First few days in America

Well here we are in Sacramento. It’s big and it sprawls.

Chuck E Cheese

USA immigration were reluctant to let me into LA where I was taken aside by their officers to join many others, who were not being let in, in a dingy interview room to be further processed. Poor old Filo, was left stranded at the baggage carousal, to wait hopefully for me. I had the ongoing tickets so she was stranded as well. The result was that we missed our connecting flight to Sacramento whilst I just sat around waiting to be processed, all the time hoping that Filo was OK. Fortunately, she had the nous to make friends with a pleasant lady who let her use her phone to let her son know what was going on. My further processing consisted of being asked two questions which I had already answered at the original officers station and I was let go. We had missed our connection and were put on a later flight free of additional charge. Whether I was randomly selected for this treatment or the first officer was just an as…..le I will never know. This process took four hours, which was pretty disturbing after we had been travelling for some 20 hours.

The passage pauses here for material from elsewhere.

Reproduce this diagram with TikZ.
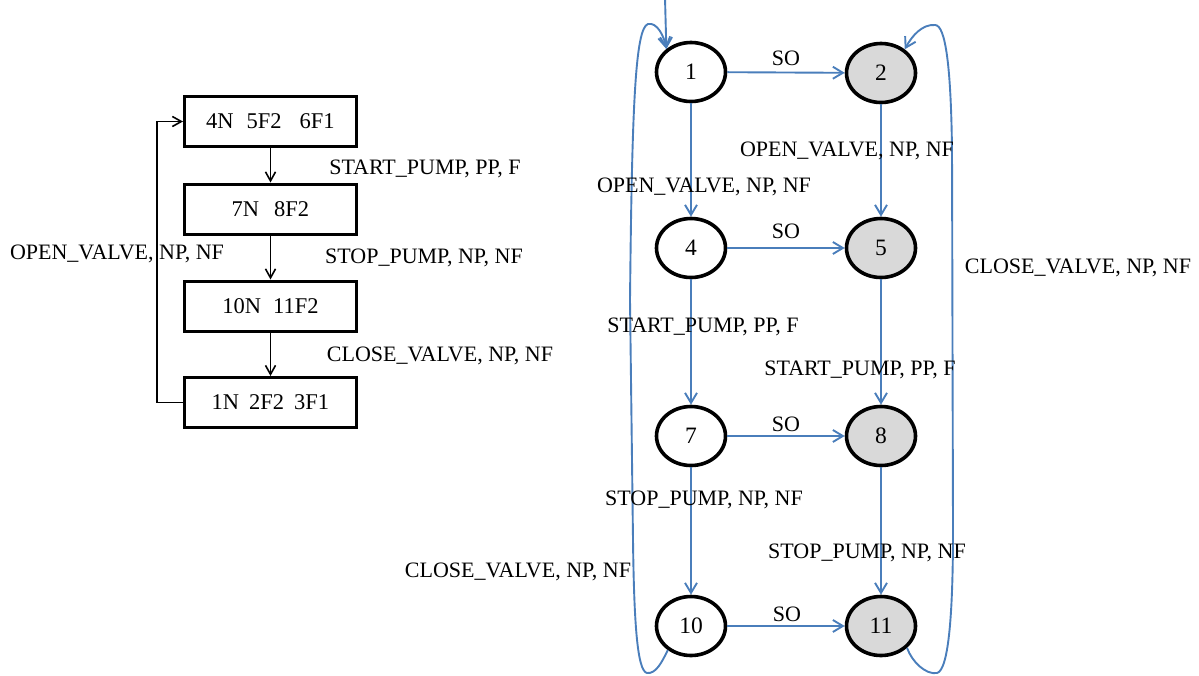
\documentclass[tikz,border=0pt]{standalone}
\usepackage{fontspec}
\setmainfont{Liberation Serif}
\usetikzlibrary{shapes.geometric,arrows.meta}
\definecolor{edgeblue}{HTML}{4A7EBB}
\definecolor{stategray}{HTML}{D9D9D9}
\begin{document}
\begin{tikzpicture}[x=1pt,y=-1pt,
  font=\fontsize{22}{26}\selectfont,
  box/.style={draw, line width=3pt, minimum width=172pt, minimum height=50pt, inner sep=0pt, font=\fontsize{22.5}{26}\selectfont},
  state/.style={draw, ellipse, line width=3.6pt, minimum width=69pt, minimum height=59pt, inner sep=0pt, font=\fontsize{23.5}{28}\selectfont},
  final/.style={state, fill=stategray},
  flow/.style={line width=1.6pt, -{Straight Barb[length=9pt,width=10pt]}},
  trans/.style={draw=edgeblue, line width=1.9pt, -{Straight Barb[length=10pt,width=12pt]}},
  lbl/.style={anchor=base, inner sep=0pt}]
\useasboundingbox (0,0) rectangle (1199,675);

% ---- block diagram (left) ----
\node[box] (b1) at (270.5,121.5) {4N\hspace{13pt}5F2\hspace{18pt}6F1};
\node[box] (b2) at (270.5,209) {7N\hspace{15pt}8F2};
\node[box] (b3) at (270.5,306) {10N\hspace{12pt}11F2};
\node[box] (b4) at (270.5,402.5) {1N\hspace{10pt}2F2\hspace{10pt}3F1};

\draw[flow] (b1) -- (b2);
\draw[flow] (b2) -- (b3);
\draw[flow] (b3) -- (b4);
\draw[flow] (b4.west) -- ++(-26,0) |- (b1.west);

\node[lbl] (l1) at (425,174) {START\_PUMP, PP, F};
\node[lbl] (l2) at (424,263) {STOP\_PUMP, NP, NF};
\node[lbl] (l3) at (440,361) {CLOSE\_VALVE, NP, NF};
\node[lbl] (l4) at (117,259) {OPEN\_VALVE, NP, NF};

% ---- state graph (right) ----
\node[state] (n1)  at (691,72)  {1};
\node[final] (n2)  at (881,73)  {2};
\node[state] (n4)  at (691,248) {4};
\node[final] (n5)  at (881,248) {5};
\node[state] (n7)  at (691,436) {7};
\node[final] (n8)  at (881,436) {8};
\node[state] (n10) at (691,626) {10};
\node[final] (n11) at (881,626) {11};

\coordinate (init) at (665,-2);
\draw[trans] (init) -- (n1.137);

\draw[trans] (n1) -- (n2);
\draw[trans] (n4) -- (n5);
\draw[trans] (n7) -- (n8);
\draw[trans] (n10) -- (n11);

\draw[trans] (n1) -- (n4);
\draw[trans] (n4) -- (n7);
\draw[trans] (n7) -- (n10);
\draw[trans] (n2) -- (n5);
\draw[trans] (n5) -- (n8);
\draw[trans] (n8) -- (n11);

% return loops around both columns
\draw[trans] (n10.226) .. controls (662,662) and (656,674) .. (647,673)
  .. controls (637,671) and (634,620) .. (633,540)
  -- (630,300)
  .. controls (632,110) and (635,28) .. (648,24)
  .. controls (657,22) and (664,36) .. (n1.137);
\draw[trans] (n11.-40) .. controls (912,662) and (926,675) .. (937,673)
  .. controls (949,670) and (953,610) .. (953,530)
  -- (952,150)
  .. controls (951,70) and (946,25) .. (935,25)
  .. controls (922,24) and (912,36) .. (n2.45);

\node[lbl] (s1) at (786,65)  {SO};
\node[lbl] (s2) at (786,238) {SO};
\node[lbl] (s3) at (786,431) {SO};
\node[lbl] (s4) at (787,621) {SO};

\node[lbl] (t1) at (704,192) {OPEN\_VALVE, NP, NF};
\node[lbl] (t2) at (847,156) {OPEN\_VALVE, NP, NF};
\node[lbl] (t3) at (703,332) {START\_PUMP, PP, F};
\node[lbl] (t4) at (860,375) {START\_PUMP, PP, F};
\node[lbl] (t5) at (704,505) {STOP\_PUMP, NP, NF};
\node[lbl] (t6) at (867,558) {STOP\_PUMP, NP, NF};
\node[lbl] (t7) at (518,577) {CLOSE\_VALVE, NP, NF};
\node[lbl] (t8) at (1078,273) {CLOSE\_VALVE, NP, NF};
\end{tikzpicture}
\end{document}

Well, as expected, America is brash. Sacramento is very flat and is the centre of acres and acres of wine grape growing; I have never seen the like. Historically it was subject to flooding which means that the banks of the Sacramento River have been raised considerably. When you drive along the river side banks you can see grape vines disappearing into the distant horizon.

Spent the first couple of days being entertained by Shobna’s friends and relatives. It would seem that our arrival coincided with leaving dos and birthday parties. This meant that we had to mix with drunken, and in some cases, maudlin individuals but also met some very nice characters.

So, the 29th is the first day we have been free to find our way around. It is remembrance day here and everything is shut. Koroi took us for a drive into down town and it was then that I realized that Sacramento seems not to have a distinctive city centre. We shall walk around tomorrow to familiarize ourselves.

Have noticed that a lot of people here have large cruise boats and spend their free time cruising up and down the river. Petty mind numbing.

Went to a noisy restaurant come gaming place (Chuck E Cheese) to have a bite and to entertain granddaughter. Koroi spent $50 on the machines which churn out lots and lots of tokens in the form of a chain of bus type tickets. On using up your allotted $50 you feed these tickets into a machine which counts them and gives you a receipt slip that you can exchange for prizes. Value of the prize I estimate to be about $2-3; a bit like the old fairgrounds. Anyway the whole rigmarole takes a lot of time and the child has been entertained, I guess.The food was bad.